Suzlon Energy Ltd. (SUEL), the wind-turbine maker that suffered India’s biggest convertible-bond default last year, said it’s nearing an agreement with creditors.
Suzlon is “not very far from a solution” that will cover all of its bonds, including those maturing in 2014 and 2016, Group Chief Financial Officer Kirti Vagadia said by telephone.
The company failed to repay $209 million of notes last October after turbine prices slumped amid overcapacity. That triggered a cross-default clause allowing investors holding its 2014 and 2016 bonds to demand early repayment of about $265 million. Bondholders haven’t yet exercised that right, Suzlon said in its quarterly results yesterday.
“There is no pressure from lenders,” Vagadia said, denying that creditors may force Suzlon to sell part of its German unit REpower Systems SE to pay down debt. “They understand the value of all the assets the company holds.”
Vagadia attributed the lengthy negotiations to the complexity of dealing with four sets of bondholders across different regions and regulatory regimes. Local lenders led by State Bank of India, which agreed to restructure 95 billion rupees ($1.5 billion) of Suzlon debt in April, also stand to get paid before bondholders, according to Elara Capital Plc.

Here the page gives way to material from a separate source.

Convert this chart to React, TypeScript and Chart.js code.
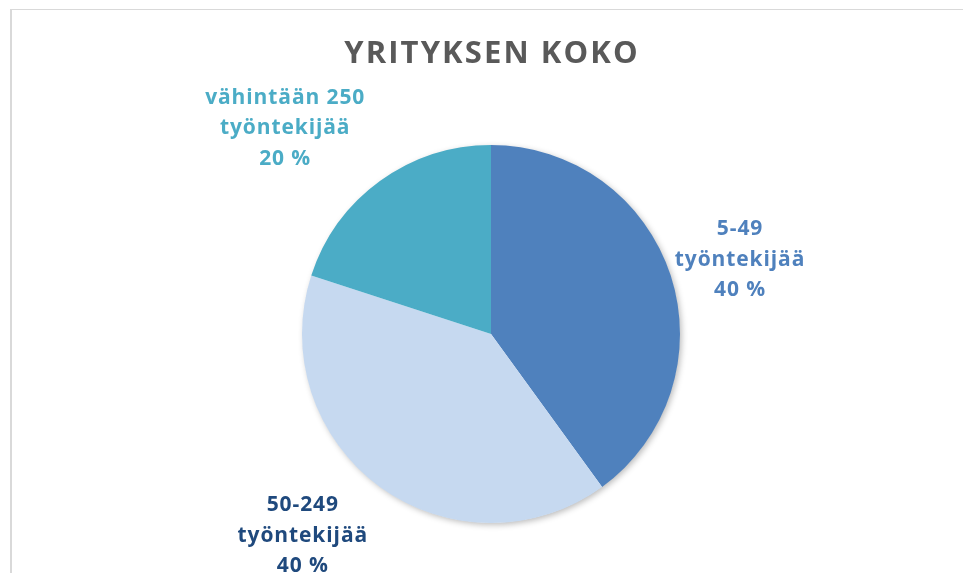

Suzlon targets $400 million in asset sales to help raise cash. The Pune-based company is in talks with buyers about its SE Forge unit, which it hopes to divest by the end of the fiscal year in March, Vagadia said.
It’s too early for Suzlon to approach NRG Energy Inc. (NRG:US) about recovering a $217 million payment for turbines supplied to Edison International for an Illinois wind farm in 2009, Vagadia said. NRG Energy agreed this month to buy most of the assets of Edison International (EIX:US)’s bankrupt wind unit.